Mud Sweat & Tears - Bear Grylls [38]
We would breakfast on the street, smoke pipes in our dressing gowns, and race each other up the steep hills, carrying books under our arms en route to lectures.
We had all sorts of strange visitors endlessly coming in and out uninvited, including several regular homeless guys off the street.
Neil was one such guy, and he loved coming round leading us on daytime raids of the industrial bins around the back of the local Sainsbury’s supermarket. We would sneak round in our car (as subtly as we could with an old, smoky Ford, full of students crammed in the back). One of us would then leap out, diving head first into the compressor, before throwing out great sides of salmon and bundles of out of date hot cross buns, to the eagerly awaiting arms below.
We also went a couple of times a week to help out in the soup kitchen at the homeless centre down the road from us, and got to know ever-increasing numbers of colourful folk around us.
Sadly Neil died soon after, of a drugs overdose, and I suspect not many of those Brunel homeless characters are still alive today. But it was a formative time for us as friends living together and taking our first tentative steps in the outside world, away from school.
Highlights of The Brunel featured the likes of Mr Iraci, our landlord, coming round and being greeted by myself, stark naked, painting cartoons on my bedroom wall to liven the place up a bit; or Eddie showing another pretty girl his technique for marinating venison in a washing-up bowl full of Bordeaux wine.
Our housekeeping kitty of funds would miraculously evaporate due to Hugo’s endless dinner parties for just him and up to ten different girls that he had been chatting up all week.
Stan developed a nice technique for cooking sausages by leaving them on the grill until the hundred decibel smoke alarm went off, indicating they were ready. (On one occasion, Stan’s sausage-cooking technique actually brought the fire brigade round, all suited and booted, hoses at the ready. They looked quite surprised to see all of us wandering down in our dressing gowns, asking if the sausages were ready, whilst they stood in the hall primed for action, smoke alarm still blaring. Happy days.)
I also fondly remember Mr Iraci coming round another time, just after I had decided to build a home-made swimming pool in the ten foot by ten foot ‘garden’ area out the back.
I had improvised a tarpaulin and a few kitchen chairs and had filled it optimistically with water. It held for about twenty minutes … in fact just about until Mr Iraci showed up to collect his rent.
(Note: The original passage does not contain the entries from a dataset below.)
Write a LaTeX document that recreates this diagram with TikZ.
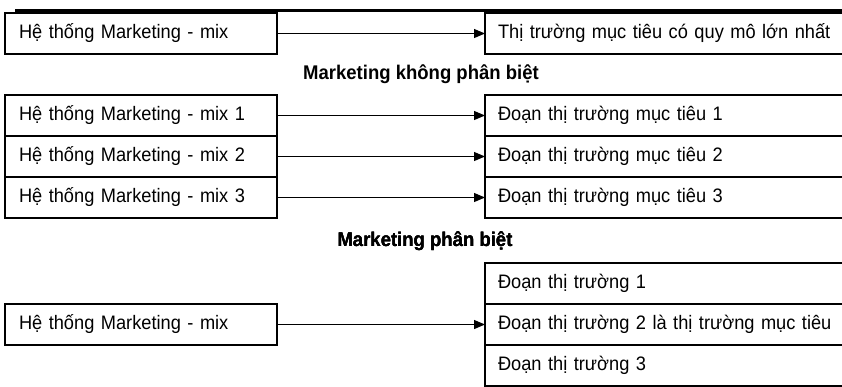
\documentclass[tikz,border=0pt]{standalone}
\usepackage{fontspec}
\setmainfont{Liberation Sans}[FakeStretch=0.935]
\usetikzlibrary{positioning,arrows.meta}
\tikzset{
  lbox/.style={draw, line width=1.2pt, anchor=north west, outer sep=0pt,
    minimum height=41pt, text width=244pt, inner xsep=14pt, inner ysep=0pt,
    align=left, font=\fontsize{19.5}{23}\selectfont},
  rbox/.style={lbox, text width=340pt, inner xsep=13pt},
  arr/.style={line width=1.2pt, -{Triangle[length=11pt,width=9pt]}},
  ttl/.style={font=\fontsize{19.8}{23}\selectfont\bfseries}
}
\def\ARR#1#2{\draw[arr] (#1.east) -- (#1.east -| #2.west);}
\begin{document}
\begin{tikzpicture}[x=1pt,y=-1pt]
\useasboundingbox (0,0) rectangle (842,386);
\draw[line width=3pt] (15,10) -- (842,10);
% khong phan biet
\node[lbox] (a) at (5,13) {Hệ thống Marketing - mix};
\node[rbox] (ta) at (485,13) {Thị trường mục tiêu có quy mô lớn nhất};
\ARR{a}{ta}
\node[ttl] (t1) at (421,74) {Marketing không phân biệt};
% phan biet
\node[lbox] (m1) at (5,95) {Hệ thống Marketing - mix 1};
\node[lbox, below=0pt of m1] (m2) {Hệ thống Marketing - mix 2};
\node[lbox, below=0pt of m2] (m3) {Hệ thống Marketing - mix 3};
\node[rbox] (d1) at (485,95) {Đoạn thị trường mục tiêu 1};
\node[rbox, below=0pt of d1] (d2) {Đoạn thị trường mục tiêu 2};
\node[rbox, below=0pt of d2] (d3) {Đoạn thị trường mục tiêu 3};
\foreach \i in {1,2,3} \ARR{m\i}{d\i}
\node[ttl] (t2) at (425,241) {Marketing phân biệt};
% tap trung
\node[rbox] (s1) at (485,263) {Đoạn thị trường 1};
\node[rbox, below=0pt of s1] (s2) {Đoạn thị trường 2 là thị trường mục tiêu};
\node[rbox, below=0pt of s2] (s3) {Đoạn thị trường 3};
\node[lbox] (b) at (5,304) {Hệ thống Marketing - mix};
\ARR{b}{s2}
\end{tikzpicture}
\end{document}
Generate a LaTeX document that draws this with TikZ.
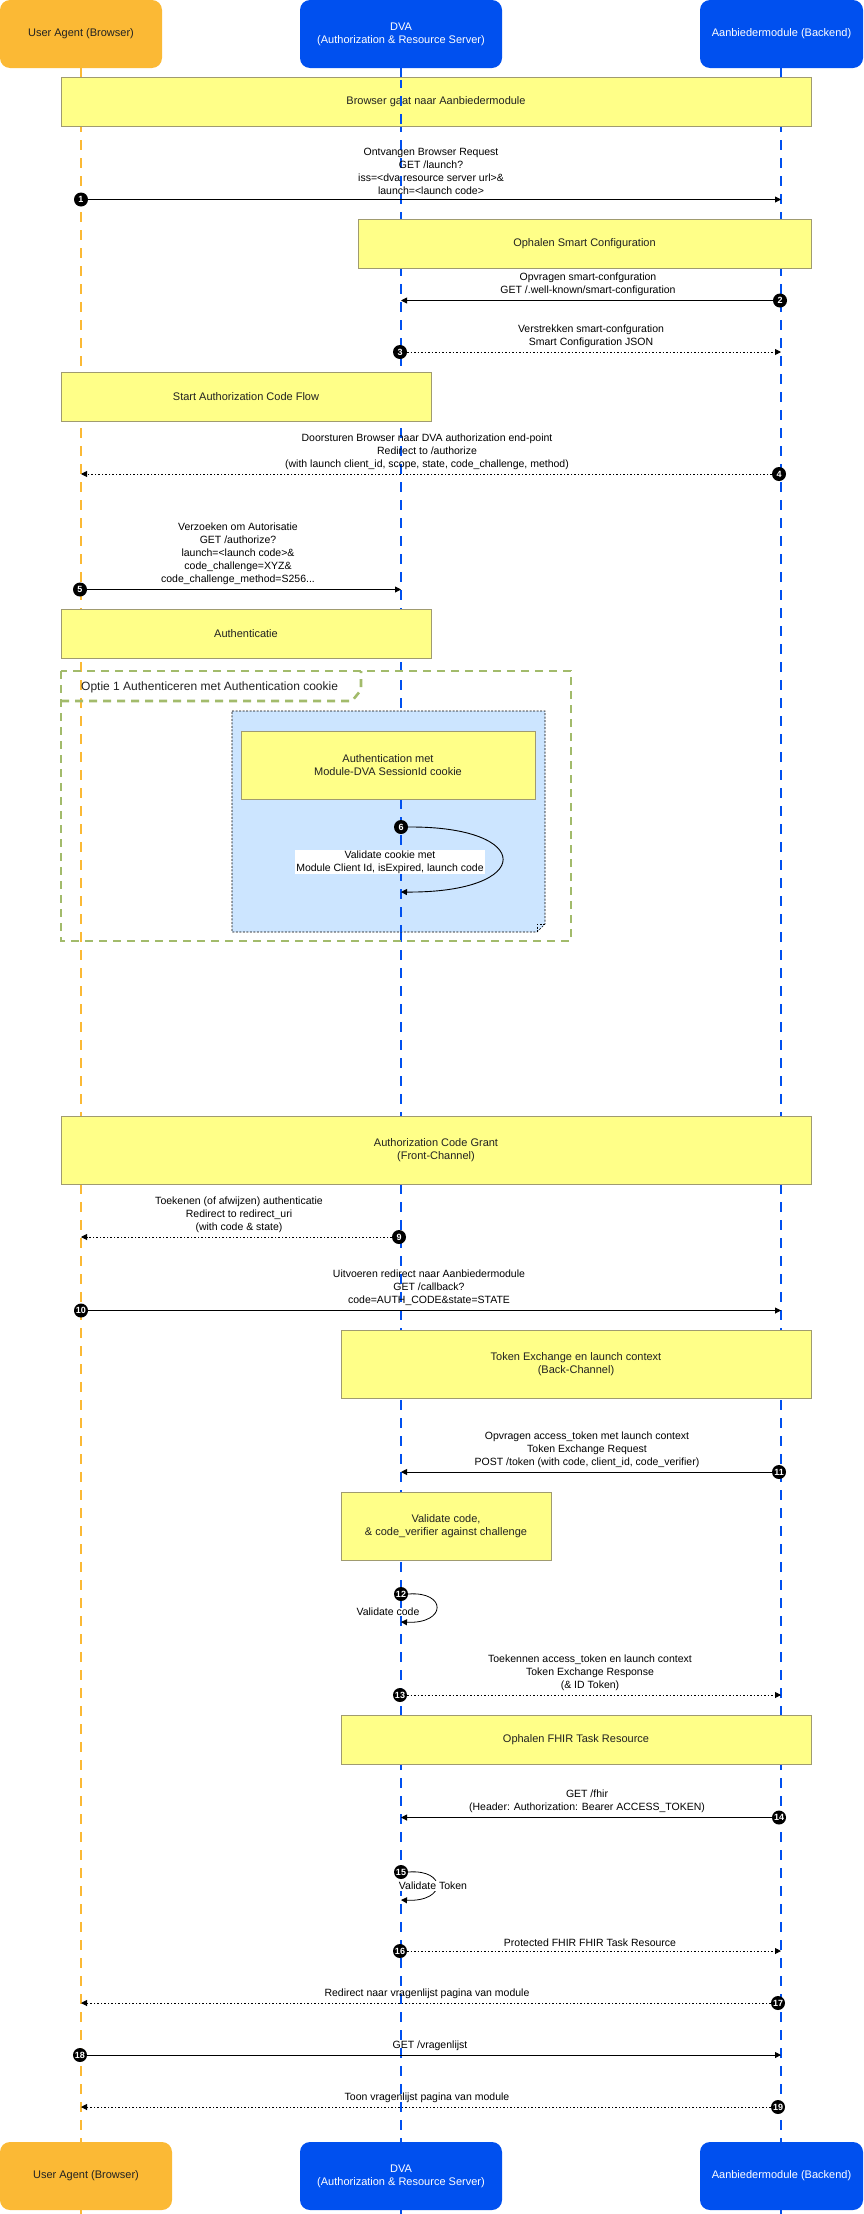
\documentclass[tikz,border=0pt]{standalone}
\usepackage{fontspec}
\setmainfont{Liberation Sans}
\usetikzlibrary{arrows.meta}
\definecolor{ornge}{HTML}{FBB935}
\definecolor{blu}{HTML}{0050EF}
\definecolor{noteY}{HTML}{FFFF88}
\definecolor{noteB}{HTML}{A09B70}
\definecolor{grn}{HTML}{A2BB6B}
\definecolor{lblue}{HTML}{CCE5FF}
\definecolor{txt}{HTML}{222222}
\begin{document}
\begin{tikzpicture}[x=1pt,y=-1pt,
  font=\fontsize{10.5}{13}\selectfont,
  actor/.style={draw=none,rounded corners=10pt,inner sep=0pt,align=center,font=\fontsize{11}{13}\selectfont},
  note/.style={draw=noteB,fill=noteY,line width=0.8pt,inner sep=0pt,align=center,text=txt,font=\fontsize{11}{13}\selectfont},
  life/.style={line width=2.4pt,dash pattern=on 10pt off 8pt},
  badge/.style={circle,fill=black,inner sep=0pt,minimum size=14pt,text=white,font=\fontsize{9}{9}\bfseries\selectfont},
  mtxt/.style={align=center,anchor=south,inner sep=1pt,text=black},
  req/.style={line width=0.9pt,-{Triangle[length=6pt,width=6pt]}},
  resp/.style={line width=0.9pt,dash pattern=on 1.5pt off 2pt,-{Triangle[length=6pt,width=6pt]}}]
\useasboundingbox (0,0) rectangle (863,2214);
% lifelines
\coordinate (uT) at (81,68); \coordinate (uB) at (81,2214);
\coordinate (dT) at (401,68); \coordinate (dB) at (401,2214);
\coordinate (aT) at (781,68); \coordinate (aB) at (781,2214);
\draw[life,ornge] (uT) -- (uB);
\draw[life,blu] (dT) -- (dB);
\draw[life,blu] (aT) -- (aB);
% actors
\node[actor,fill=ornge,text=txt,minimum width=162pt,minimum height=68pt] (u1) at (81,34) {User Agent (Browser)};
\node[actor,fill=blu,text=white,minimum width=202pt,minimum height=68pt] (d1) at (401,34) {DVA\\(Authorization \& Resource Server)};
\node[actor,fill=blu,text=white,minimum width=163pt,minimum height=68pt] (a1) at (781.5,34) {Aanbiedermodule (Backend)};
\node[actor,fill=ornge,text=txt,minimum width=172pt,minimum height=68pt] (u2) at (86,2176) {User Agent (Browser)};
\node[actor,fill=blu,text=white,minimum width=202pt,minimum height=68pt] (d2) at (401,2176) {DVA\\(Authorization \& Resource Server)};
\node[actor,fill=blu,text=white,minimum width=163pt,minimum height=68pt] (a2) at (781.5,2176) {Aanbiedermodule (Backend)};
% notes
\node[note,minimum width=750pt,minimum height=49pt] (n1) at (436,101.5) {Browser gaat naar Aanbiedermodule};
\coordinate (dx1) at (401,80); \coordinate (dx2) at (401,126);
\draw[life,blu,dash phase=2pt] (dx1) -- (dx2);
\node[note,minimum width=453pt,minimum height=49pt] (n2) at (584.5,243.5) {Ophalen Smart Configuration};
\node[note,minimum width=370pt,minimum height=49pt] (n3) at (246,397) {Start Authorization Code Flow};
\node[note,minimum width=370pt,minimum height=49pt] (n4) at (246,633.5) {Authenticatie};
% option frame
\draw[grn,line width=2.6pt,dash pattern=on 8pt off 6pt] (61,671) rectangle (571,941);
\draw[grn,line width=2.6pt,dash pattern=on 8pt off 6pt] (61,701) -- (352,701) -- (361,690) -- (361,671);
\node[anchor=west,inner sep=0pt,font=\fontsize{12}{14}\selectfont,text=txt] (opt) at (81,687) {Optie 1 Authenticeren met Authentication cookie};
% blue box with folded corner
\fill[lblue] (232,711) -- (545,711) -- (545,924) -- (537,932) -- (232,932) -- cycle;
\draw[dash pattern=on 2pt off 1.5pt,line width=0.6pt] (232,711) -- (545,711) -- (545,924) -- (537,932) -- (232,932) -- cycle;
\draw[dash pattern=on 2pt off 1.5pt,line width=0.6pt] (545,924) -- (537,924) -- (537,932);
\coordinate (dy1) at (401,799); \coordinate (dy2) at (401,932);
\draw[life,blu] (dy1) -- (dy2);
\node[note,minimum width=294pt,minimum height=68pt] (n5) at (388,765) {Authentication met\\Module-DVA SessionId cookie};
\node[note,minimum width=750pt,minimum height=68pt] (n6) at (436,1150) {Authorization Code Grant\\(Front-Channel)};
\node[note,minimum width=470pt,minimum height=68pt] (n7) at (576,1364) {Token Exchange en launch context\\(Back-Channel)};
\node[note,minimum width=210pt,minimum height=68pt] (n8) at (446,1526) {Validate code,\\\& code\_verifier against challenge};
\node[note,minimum width=470pt,minimum height=49pt] (n9) at (576,1740) {Ophalen FHIR Task Resource};
% messages
\node[badge] (b1) at (81,199.5) {1};
\coordinate (e1) at (781,199.5);
\draw[req] (b1) -- (e1);
\node[mtxt] (t1) at (431,196) {Ontvangen Browser Request\\GET /launch?\\iss=<dva resource server url>\&\\launch=<launch code>};
\node[badge] (b2) at (780,300.5) {2};
\coordinate (e2) at (401,300.5);
\draw[req] (b2) -- (e2);
\node[mtxt] (t2) at (588,297) {Opvragen smart-confguration\\GET /.well-known/smart-configuration};
\node[badge] (b3) at (400,352) {3};
\coordinate (e3) at (781,352);
\draw[resp] (b3) -- (e3);
\node[mtxt] (t3) at (591,348.5) {Verstrekken smart-confguration\\Smart Configuration JSON};
\node[badge] (b4) at (779,474) {4};
\coordinate (e4) at (81,474);
\draw[resp] (b4) -- (e4);
\node[mtxt] (t4) at (427,470.5) {Doorsturen Browser naar DVA authorization end-point\\Redirect to /authorize\\(with launch client\_id, scope, state, code\_challenge, method)};
\node[badge] (b5) at (80,589.5) {5};
\coordinate (e5) at (401,589.5);
\draw[req] (b5) -- (e5);
\node[mtxt] (t5) at (238,586) {Verzoeken om Autorisatie\\GET /authorize?\\launch=<launch code>\&\\code\_challenge=XYZ\&\\code\_challenge\_method=S256...};
\node[badge] (b6) at (401,827) {6};
\coordinate (e6) at (401,892);
\draw[line width=0.9pt,-{Triangle[length=6pt,width=6pt]}] (b6.east) .. controls (535,826) and (535,893) .. (e6);
\node[fill=white,align=center,inner sep=1pt,text=black] (t6) at (390,862) {Validate cookie met\\Module Client Id, isExpired, launch code};
\node[badge] (b9) at (399,1237) {9};
\coordinate (e9) at (81,1237);
\draw[resp] (b9) -- (e9);
\node[mtxt] (t9) at (239,1233.5) {Toekenen (of afwijzen) authenticatie\\Redirect to redirect\_uri\\(with code \& state)};
\node[badge] (b10) at (81,1310.5) {10};
\coordinate (e10) at (781,1310.5);
\draw[req] (b10) -- (e10);
\node[mtxt] (t10) at (429,1307) {Uitvoeren redirect naar Aanbiedermodule\\GET /callback?\\code=AUTH\_CODE\&state=STATE};
\node[badge] (b11) at (779,1472) {11};
\coordinate (e11) at (401,1472);
\draw[req] (b11) -- (e11);
\node[mtxt] (t11) at (587,1468.5) {Opvragen access\_token met launch context\\Token Exchange Request\\POST /token (with code, client\_id, code\_verifier)};
\node[badge] (b12) at (401,1594) {12};
\coordinate (e12) at (401,1622);
\draw[line width=0.8pt,-{Triangle[length=6pt,width=6pt]}] (b12.east) .. controls (447,1591) and (447,1624) .. (e12);
\node[inner sep=0pt,text=black] (t12) at (388,1612) {Validate code};
\node[badge] (b13) at (400,1695) {13};
\coordinate (e13) at (781,1695);
\draw[resp] (b13) -- (e13);
\node[mtxt] (t13) at (590,1691.5) {Toekennen access\_token en launch context\\Token Exchange Response\\(\& ID Token)};
\node[badge] (b14) at (779,1817.5) {14};
\coordinate (e14) at (401,1817.5);
\draw[req] (b14) -- (e14);
\node[mtxt] (t14) at (587,1814) {GET /fhir\\(Header: Authorization: Bearer ACCESS\_TOKEN)};
\node[badge] (b15) at (401,1872) {15};
\coordinate (e15) at (401,1900);
\draw[line width=0.8pt,-{Triangle[length=6pt,width=6pt]}] (b15.east) .. controls (447,1869) and (447,1902) .. (e15);
\node[fill=white,inner sep=1pt,text=black] (t15) at (433,1886) {Validate Token};
\node[badge] (b16) at (400,1951) {16};
\coordinate (e16) at (781,1951);
\draw[resp] (b16) -- (e16);
\node[mtxt] (t16) at (590,1948) {Protected FHIR FHIR Task Resource};
\node[badge] (b17) at (778,2003) {17};
\coordinate (e17) at (81,2003);
\draw[resp] (b17) -- (e17);
\node[mtxt] (t17) at (427,2000) {Redirect naar vragenlijst pagina van module};
\node[badge] (b18) at (80,2055) {18};
\coordinate (e18) at (781,2055);
\draw[req] (b18) -- (e18);
\node[mtxt] (t18) at (430,2052) {GET /vragenlijst};
\node[badge] (b19) at (778,2107) {19};
\coordinate (e19) at (81,2107);
\draw[resp] (b19) -- (e19);
\node[mtxt] (t19) at (427,2104) {Toon vragenlijst pagina van module};
\end{tikzpicture}
\end{document}
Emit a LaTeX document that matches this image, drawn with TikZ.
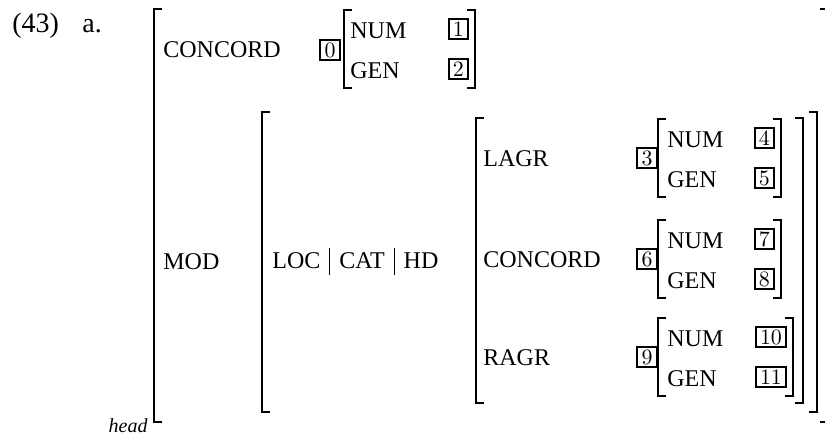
\documentclass[tikz,border=0pt]{standalone}
\usepackage[no-math]{fontspec}
\setmainfont{Liberation Serif}
\begin{document}
\begin{tikzpicture}[x=0.5pt, y=-0.5pt,
    lbl/.style={inner sep=0pt, anchor=base west, font=\fontsize{12}{14}\selectfont},
    tagbox/.style={draw, line width=0.9pt, inner xsep=2.1pt, inner ysep=1.4pt, font=\fontsize{11}{13}\selectfont},
    brk/.style={line width=0.7pt}]

    % frame of the picture
    \useasboundingbox (0,0) rectangle (825,434);

    % bracket pair: left x, right x, top y, bottom y
    \def\avm#1#2#3#4{%
        \draw[brk] (#1+8,#3) -| (#1,#4) -- (#1+8,#4);
        \draw[brk] (#2-8,#3) -| (#2,#4) -- (#2-8,#4);
    }
    \def\pathbar{\hspace{4.5pt}\rule[-3.5pt]{0.5pt}{13.5pt}\hspace{4.5pt}}

    % --- example number ---
    \node[lbl, font=\fontsize{14}{16}\selectfont] (exnum) at (12,32) {(43)};
    \node[lbl, font=\fontsize{14}{16}\selectfont] (exlet) at (82,32) {a.};

    % --- outer structure ---
    \avm{154}{828}{9}{422}
    \node[inner sep=0pt, anchor=base east, font=\fontsize{10}{12}\selectfont\itshape] (head) at (148,432) {head};
    \node[lbl] (concord) at (163,57) {CONCORD};
    \node[lbl] (mod) at (163,269) {MOD};

    % CONCORD value
    \node[tagbox] (t0) at (330,50) {$0$};
    \avm{344}{475}{10}{88}
    \node[lbl] (num0) at (350,38) {NUM};
    \node[lbl] (gen0) at (350,78) {GEN};
    \node[tagbox, anchor=east] (t1) at (469,29) {$1$};
    \node[tagbox, anchor=east] (t2) at (469,69) {$2$};

    % --- MOD value ---
    \avm{262}{817}{112}{412}
    \node[lbl] (path) at (272,268) {LOC\pathbar CAT\pathbar HD};
    \avm{476}{803}{118}{403}

    % LAGR, CONCORD, RAGR rows
    \foreach \nm/\lbltext/\tg/\y/\na/\nb/\r in {lagr/LAGR/3/119/4/5/781,
                                               conc/CONCORD/6/220/7/8/781,
                                               ragr/RAGR/9/318/10/11/793} {
        \node[lbl] (\nm) at (483,\y+47) {\lbltext};
        \node[tagbox] (t\tg) at (647,\y+39) {$\tg$};
        \avm{658}{\r}{\y}{\y+78}
        \node[lbl] (num\tg) at (667,\y+28) {NUM};
        \node[lbl] (gen\tg) at (667,\y+68) {GEN};
        \node[tagbox, anchor=east] (t\na) at (\r-6,\y+19) {$\na$};
        \node[tagbox, anchor=east] (t\nb) at (\r-6,\y+59) {$\nb$};
    }

\end{tikzpicture}
\end{document}
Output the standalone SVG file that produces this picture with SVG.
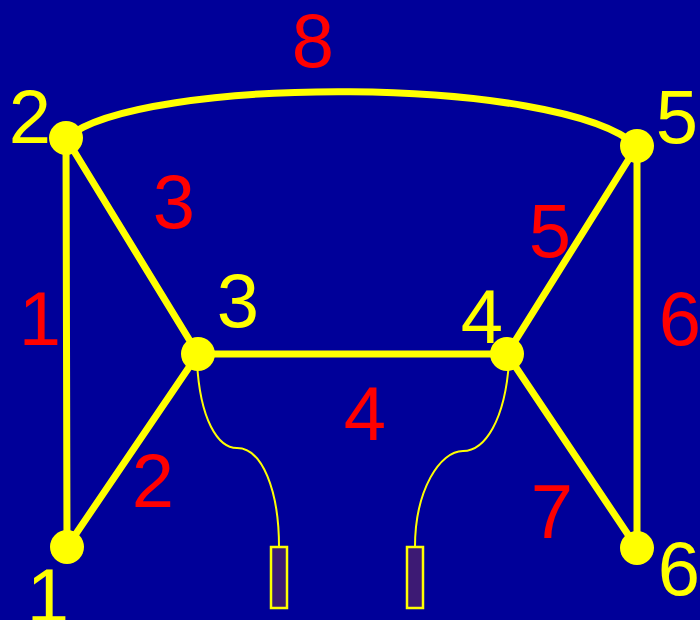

Then it burst its banks, filling most of the ground floor with three inches of water, and soaking Mr Iraci in the process.
Truly the man was a saint.
CHAPTER 34
Trucker and I did quite a bit of busking together on our guitars, doing the rounds at various Bristol hot spots.
This included the local old people’s home, where I remember innocently singing the lyrics to ‘American Pie’. The song culminates with the spectacularly inappropriate claim that this would be the day that I’d die.
A long, awkward pause followed, as we both realized our predicament.
The home wasn’t a long-standing gig after that.
We also played together with another friend of ours called Blunty, who went on to become a worldwide singing sensation after he left the army, under his real name of James Blunt. I am not sure Blunty will consider those jamming sessions as very formative for him, but they make for fun memories now all the same.
Good on him, though. He always had an amazingly cool singing voice.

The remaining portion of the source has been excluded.